Items listed in a dataset
------------------------------------------------------------------------
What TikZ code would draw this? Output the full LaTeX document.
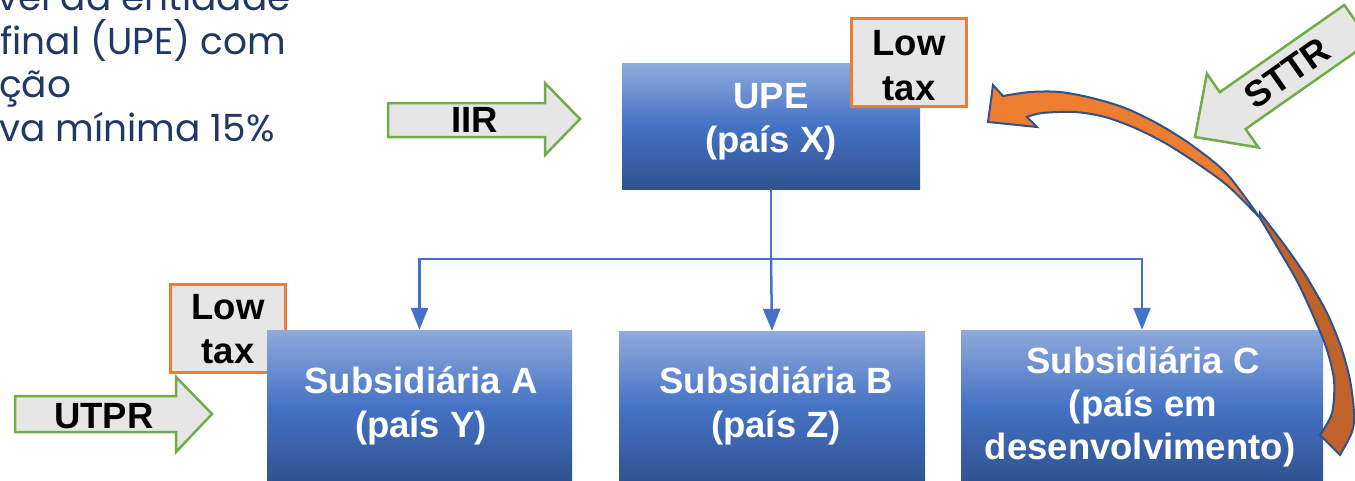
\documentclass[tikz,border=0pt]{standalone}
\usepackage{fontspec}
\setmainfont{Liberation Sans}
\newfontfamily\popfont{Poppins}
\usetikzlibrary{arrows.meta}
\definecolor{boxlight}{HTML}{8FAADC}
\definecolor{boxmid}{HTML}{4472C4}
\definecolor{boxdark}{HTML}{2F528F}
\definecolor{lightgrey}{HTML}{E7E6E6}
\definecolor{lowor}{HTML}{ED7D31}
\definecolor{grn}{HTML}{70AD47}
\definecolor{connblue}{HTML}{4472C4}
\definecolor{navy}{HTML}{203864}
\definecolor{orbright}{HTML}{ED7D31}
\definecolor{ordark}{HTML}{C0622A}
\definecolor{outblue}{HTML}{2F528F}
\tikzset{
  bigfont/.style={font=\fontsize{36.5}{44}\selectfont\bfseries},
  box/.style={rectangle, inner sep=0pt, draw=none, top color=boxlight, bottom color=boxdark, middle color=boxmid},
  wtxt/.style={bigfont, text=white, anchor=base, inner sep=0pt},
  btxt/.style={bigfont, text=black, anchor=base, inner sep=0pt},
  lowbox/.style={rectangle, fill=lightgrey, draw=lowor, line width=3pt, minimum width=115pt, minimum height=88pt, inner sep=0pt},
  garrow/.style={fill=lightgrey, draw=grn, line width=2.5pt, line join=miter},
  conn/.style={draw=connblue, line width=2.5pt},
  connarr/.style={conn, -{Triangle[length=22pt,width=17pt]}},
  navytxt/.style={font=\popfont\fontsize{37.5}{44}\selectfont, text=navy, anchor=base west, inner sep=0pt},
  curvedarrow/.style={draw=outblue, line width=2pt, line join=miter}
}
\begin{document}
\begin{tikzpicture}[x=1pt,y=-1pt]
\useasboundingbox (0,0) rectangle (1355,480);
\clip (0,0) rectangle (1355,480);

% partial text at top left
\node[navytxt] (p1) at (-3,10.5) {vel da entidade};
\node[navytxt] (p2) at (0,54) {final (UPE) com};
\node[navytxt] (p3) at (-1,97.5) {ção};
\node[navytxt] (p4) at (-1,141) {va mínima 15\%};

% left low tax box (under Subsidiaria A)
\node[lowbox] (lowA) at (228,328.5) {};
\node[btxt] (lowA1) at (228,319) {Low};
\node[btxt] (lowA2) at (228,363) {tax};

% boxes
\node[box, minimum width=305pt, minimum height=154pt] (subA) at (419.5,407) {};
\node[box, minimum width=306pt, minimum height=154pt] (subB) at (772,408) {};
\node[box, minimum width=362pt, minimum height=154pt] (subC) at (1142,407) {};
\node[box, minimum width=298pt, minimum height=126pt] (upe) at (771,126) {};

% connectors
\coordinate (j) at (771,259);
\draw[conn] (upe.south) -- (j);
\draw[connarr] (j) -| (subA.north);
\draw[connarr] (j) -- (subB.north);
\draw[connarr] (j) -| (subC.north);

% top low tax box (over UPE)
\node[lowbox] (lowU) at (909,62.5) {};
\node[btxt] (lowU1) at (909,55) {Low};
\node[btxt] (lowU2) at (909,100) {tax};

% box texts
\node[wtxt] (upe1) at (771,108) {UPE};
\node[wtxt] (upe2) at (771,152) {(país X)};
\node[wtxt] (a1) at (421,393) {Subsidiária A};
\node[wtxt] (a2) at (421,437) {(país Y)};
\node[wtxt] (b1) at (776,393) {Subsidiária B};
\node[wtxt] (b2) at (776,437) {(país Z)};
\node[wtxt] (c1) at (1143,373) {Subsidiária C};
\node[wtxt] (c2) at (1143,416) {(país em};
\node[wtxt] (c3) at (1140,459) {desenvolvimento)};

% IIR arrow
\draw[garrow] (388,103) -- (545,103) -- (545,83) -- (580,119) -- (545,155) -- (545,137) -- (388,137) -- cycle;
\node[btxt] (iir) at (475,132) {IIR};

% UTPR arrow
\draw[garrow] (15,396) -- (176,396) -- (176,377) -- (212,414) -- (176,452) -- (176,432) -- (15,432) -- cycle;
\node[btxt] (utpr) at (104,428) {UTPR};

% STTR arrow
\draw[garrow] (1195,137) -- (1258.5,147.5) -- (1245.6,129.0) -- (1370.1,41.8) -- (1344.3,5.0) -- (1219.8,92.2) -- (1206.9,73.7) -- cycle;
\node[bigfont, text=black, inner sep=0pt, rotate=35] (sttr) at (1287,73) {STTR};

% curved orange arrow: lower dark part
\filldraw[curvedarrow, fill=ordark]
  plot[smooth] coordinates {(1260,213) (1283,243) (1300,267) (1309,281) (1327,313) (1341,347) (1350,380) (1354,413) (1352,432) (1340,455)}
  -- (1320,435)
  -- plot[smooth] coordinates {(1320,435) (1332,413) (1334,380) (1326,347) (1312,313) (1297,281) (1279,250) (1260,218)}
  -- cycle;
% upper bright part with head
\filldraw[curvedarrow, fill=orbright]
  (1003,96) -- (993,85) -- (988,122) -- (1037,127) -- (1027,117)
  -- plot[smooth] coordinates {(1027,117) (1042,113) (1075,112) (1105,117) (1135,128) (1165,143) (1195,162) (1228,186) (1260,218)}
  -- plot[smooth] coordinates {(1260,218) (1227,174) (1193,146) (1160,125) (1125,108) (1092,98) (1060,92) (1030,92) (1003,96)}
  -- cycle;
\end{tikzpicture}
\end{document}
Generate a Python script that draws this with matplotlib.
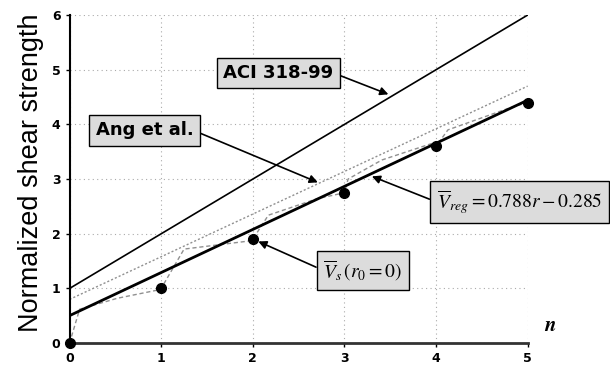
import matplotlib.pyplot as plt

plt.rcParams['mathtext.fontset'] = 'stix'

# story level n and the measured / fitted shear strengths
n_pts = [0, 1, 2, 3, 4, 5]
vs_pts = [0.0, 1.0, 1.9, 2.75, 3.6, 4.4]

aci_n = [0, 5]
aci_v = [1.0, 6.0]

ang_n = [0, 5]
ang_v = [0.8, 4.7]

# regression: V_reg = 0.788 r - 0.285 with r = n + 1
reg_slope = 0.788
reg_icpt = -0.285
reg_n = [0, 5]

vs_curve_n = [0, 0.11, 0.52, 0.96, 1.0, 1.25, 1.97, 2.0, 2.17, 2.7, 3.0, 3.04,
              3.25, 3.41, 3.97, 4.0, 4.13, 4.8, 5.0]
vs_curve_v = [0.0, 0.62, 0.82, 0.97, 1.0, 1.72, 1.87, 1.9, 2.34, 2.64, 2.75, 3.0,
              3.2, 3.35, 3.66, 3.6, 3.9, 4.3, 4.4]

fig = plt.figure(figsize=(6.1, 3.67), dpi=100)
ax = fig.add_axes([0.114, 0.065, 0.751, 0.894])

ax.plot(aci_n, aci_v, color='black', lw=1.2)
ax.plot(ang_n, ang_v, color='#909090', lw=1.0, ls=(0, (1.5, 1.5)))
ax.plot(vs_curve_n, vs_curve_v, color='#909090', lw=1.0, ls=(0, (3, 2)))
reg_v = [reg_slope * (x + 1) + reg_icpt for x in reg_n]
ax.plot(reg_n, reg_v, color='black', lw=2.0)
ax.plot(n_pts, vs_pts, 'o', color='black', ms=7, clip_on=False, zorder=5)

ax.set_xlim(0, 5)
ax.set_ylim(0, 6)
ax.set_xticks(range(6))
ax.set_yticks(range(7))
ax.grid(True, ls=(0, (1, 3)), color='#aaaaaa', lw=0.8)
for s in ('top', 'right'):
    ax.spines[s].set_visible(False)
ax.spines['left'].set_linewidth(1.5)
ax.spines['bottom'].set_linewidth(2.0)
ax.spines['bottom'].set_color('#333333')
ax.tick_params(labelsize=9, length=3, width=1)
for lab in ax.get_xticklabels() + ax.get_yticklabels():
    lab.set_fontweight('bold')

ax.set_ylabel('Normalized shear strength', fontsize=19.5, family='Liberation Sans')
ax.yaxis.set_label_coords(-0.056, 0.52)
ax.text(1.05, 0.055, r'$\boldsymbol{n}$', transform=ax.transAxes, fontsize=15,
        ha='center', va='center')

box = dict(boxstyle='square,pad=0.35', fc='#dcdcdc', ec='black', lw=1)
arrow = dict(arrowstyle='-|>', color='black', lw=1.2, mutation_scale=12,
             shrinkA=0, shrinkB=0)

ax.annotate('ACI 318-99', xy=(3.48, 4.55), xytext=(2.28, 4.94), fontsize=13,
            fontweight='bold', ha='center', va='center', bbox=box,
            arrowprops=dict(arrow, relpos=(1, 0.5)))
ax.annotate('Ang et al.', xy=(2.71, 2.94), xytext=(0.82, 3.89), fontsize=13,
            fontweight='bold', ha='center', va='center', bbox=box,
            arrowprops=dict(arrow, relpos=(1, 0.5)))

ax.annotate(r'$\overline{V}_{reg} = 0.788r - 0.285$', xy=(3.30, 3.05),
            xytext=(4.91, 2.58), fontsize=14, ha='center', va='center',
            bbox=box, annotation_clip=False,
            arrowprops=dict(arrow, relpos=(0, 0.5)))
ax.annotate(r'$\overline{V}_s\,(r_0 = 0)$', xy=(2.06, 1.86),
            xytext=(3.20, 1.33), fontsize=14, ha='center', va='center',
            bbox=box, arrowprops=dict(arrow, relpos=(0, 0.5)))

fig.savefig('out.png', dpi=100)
------------------------------------------------------------------------
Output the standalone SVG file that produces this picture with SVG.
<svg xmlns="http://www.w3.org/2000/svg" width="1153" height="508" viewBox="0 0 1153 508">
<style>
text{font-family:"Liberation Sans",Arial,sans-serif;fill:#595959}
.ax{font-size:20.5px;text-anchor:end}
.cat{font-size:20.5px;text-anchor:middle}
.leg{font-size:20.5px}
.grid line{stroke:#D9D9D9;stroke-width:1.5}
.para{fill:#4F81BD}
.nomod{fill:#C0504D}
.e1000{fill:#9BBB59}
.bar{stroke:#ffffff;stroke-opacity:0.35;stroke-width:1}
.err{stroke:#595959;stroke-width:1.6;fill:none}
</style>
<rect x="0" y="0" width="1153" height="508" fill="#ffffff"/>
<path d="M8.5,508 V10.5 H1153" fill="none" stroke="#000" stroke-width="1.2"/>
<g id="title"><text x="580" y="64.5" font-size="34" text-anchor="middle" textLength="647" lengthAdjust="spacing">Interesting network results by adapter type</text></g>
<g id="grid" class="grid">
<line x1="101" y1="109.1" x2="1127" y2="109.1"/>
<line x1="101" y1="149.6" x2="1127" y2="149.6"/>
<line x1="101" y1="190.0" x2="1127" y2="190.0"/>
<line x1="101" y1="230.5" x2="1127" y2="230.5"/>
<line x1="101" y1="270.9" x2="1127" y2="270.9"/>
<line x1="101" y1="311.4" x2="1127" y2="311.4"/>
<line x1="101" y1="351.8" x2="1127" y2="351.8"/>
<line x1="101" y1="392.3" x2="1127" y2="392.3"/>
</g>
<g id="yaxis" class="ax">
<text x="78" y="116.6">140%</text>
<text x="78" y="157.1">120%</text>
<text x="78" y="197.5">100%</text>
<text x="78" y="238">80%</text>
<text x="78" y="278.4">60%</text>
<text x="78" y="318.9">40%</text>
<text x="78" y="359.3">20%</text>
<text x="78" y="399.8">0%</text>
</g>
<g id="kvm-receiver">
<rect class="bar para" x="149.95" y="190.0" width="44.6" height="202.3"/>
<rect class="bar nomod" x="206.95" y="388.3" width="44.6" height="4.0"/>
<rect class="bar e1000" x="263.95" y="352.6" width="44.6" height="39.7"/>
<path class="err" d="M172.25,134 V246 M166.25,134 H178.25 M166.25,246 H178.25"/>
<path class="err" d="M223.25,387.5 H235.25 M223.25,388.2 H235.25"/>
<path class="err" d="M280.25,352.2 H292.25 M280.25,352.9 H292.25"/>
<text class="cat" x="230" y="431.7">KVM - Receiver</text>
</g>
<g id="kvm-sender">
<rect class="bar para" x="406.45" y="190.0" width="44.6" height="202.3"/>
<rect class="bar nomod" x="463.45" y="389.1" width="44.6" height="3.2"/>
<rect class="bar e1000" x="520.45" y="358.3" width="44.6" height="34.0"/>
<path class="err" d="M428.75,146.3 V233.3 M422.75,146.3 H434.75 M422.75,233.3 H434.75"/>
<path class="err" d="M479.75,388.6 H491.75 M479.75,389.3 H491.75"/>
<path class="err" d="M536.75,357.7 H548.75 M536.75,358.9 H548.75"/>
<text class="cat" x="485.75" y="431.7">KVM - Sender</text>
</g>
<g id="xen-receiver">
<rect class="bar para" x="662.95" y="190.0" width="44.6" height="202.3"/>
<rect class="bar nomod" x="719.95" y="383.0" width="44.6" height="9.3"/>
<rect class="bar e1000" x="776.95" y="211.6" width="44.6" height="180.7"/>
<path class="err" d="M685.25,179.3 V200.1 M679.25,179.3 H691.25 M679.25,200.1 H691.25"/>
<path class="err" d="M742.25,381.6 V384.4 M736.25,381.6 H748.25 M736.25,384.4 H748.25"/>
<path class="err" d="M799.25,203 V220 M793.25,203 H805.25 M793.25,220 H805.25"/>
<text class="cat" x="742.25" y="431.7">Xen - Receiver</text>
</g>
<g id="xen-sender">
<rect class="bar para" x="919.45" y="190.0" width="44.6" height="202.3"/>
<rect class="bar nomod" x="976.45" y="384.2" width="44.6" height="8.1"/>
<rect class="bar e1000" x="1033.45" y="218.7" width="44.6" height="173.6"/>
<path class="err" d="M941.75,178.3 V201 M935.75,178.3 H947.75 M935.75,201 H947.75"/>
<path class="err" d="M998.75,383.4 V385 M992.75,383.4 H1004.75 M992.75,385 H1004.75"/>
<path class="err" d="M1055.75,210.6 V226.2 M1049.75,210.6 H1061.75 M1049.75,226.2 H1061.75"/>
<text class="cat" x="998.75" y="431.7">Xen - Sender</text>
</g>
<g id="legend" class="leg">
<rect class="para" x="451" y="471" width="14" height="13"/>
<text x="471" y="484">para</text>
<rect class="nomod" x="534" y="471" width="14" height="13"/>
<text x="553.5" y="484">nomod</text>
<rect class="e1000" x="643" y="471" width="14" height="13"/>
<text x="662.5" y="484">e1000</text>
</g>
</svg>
------------------------------------------------------------------------
▶ [Direction]: Go back to the lines above and output, exactly as they stand, the ones from the line containing "What TikZ code" to the line containing "(p4) at (-1,141)". Leave all pictures behind.

▶ [Full output]:
What TikZ code would draw this? Output the full LaTeX document.
\documentclass[tikz,border=0pt]{standalone}
\usepackage{fontspec}
\setmainfont{Liberation Sans}
\newfontfamily\popfont{Poppins}
\usetikzlibrary{arrows.meta}
\definecolor{boxlight}{HTML}{8FAADC}
\definecolor{boxmid}{HTML}{4472C4}
\definecolor{boxdark}{HTML}{2F528F}
\definecolor{lightgrey}{HTML}{E7E6E6}
\definecolor{lowor}{HTML}{ED7D31}
\definecolor{grn}{HTML}{70AD47}
\definecolor{connblue}{HTML}{4472C4}
\definecolor{navy}{HTML}{203864}
\definecolor{orbright}{HTML}{ED7D31}
\definecolor{ordark}{HTML}{C0622A}
\definecolor{outblue}{HTML}{2F528F}
\tikzset{
  bigfont/.style={font=\fontsize{36.5}{44}\selectfont\bfseries},
  box/.style={rectangle, inner sep=0pt, draw=none, top color=boxlight, bottom color=boxdark, middle color=boxmid},
  wtxt/.style={bigfont, text=white, anchor=base, inner sep=0pt},
  btxt/.style={bigfont, text=black, anchor=base, inner sep=0pt},
  lowbox/.style={rectangle, fill=lightgrey, draw=lowor, line width=3pt, minimum width=115pt, minimum height=88pt, inner sep=0pt},
  garrow/.style={fill=lightgrey, draw=grn, line width=2.5pt, line join=miter},
  conn/.style={draw=connblue, line width=2.5pt},
  connarr/.style={conn, -{Triangle[length=22pt,width=17pt]}},
  navytxt/.style={font=\popfont\fontsize{37.5}{44}\selectfont, text=navy, anchor=base west, inner sep=0pt},
  curvedarrow/.style={draw=outblue, line width=2pt, line join=miter}
}
\begin{document}
\begin{tikzpicture}[x=1pt,y=-1pt]
\useasboundingbox (0,0) rectangle (1355,480);
\clip (0,0) rectangle (1355,480);

% partial text at top left
\node[navytxt] (p1) at (-3,10.5) {vel da entidade};
\node[navytxt] (p2) at (0,54) {final (UPE) com};
\node[navytxt] (p3) at (-1,97.5) {ção};
\node[navytxt] (p4) at (-1,141) {va mínima 15\%};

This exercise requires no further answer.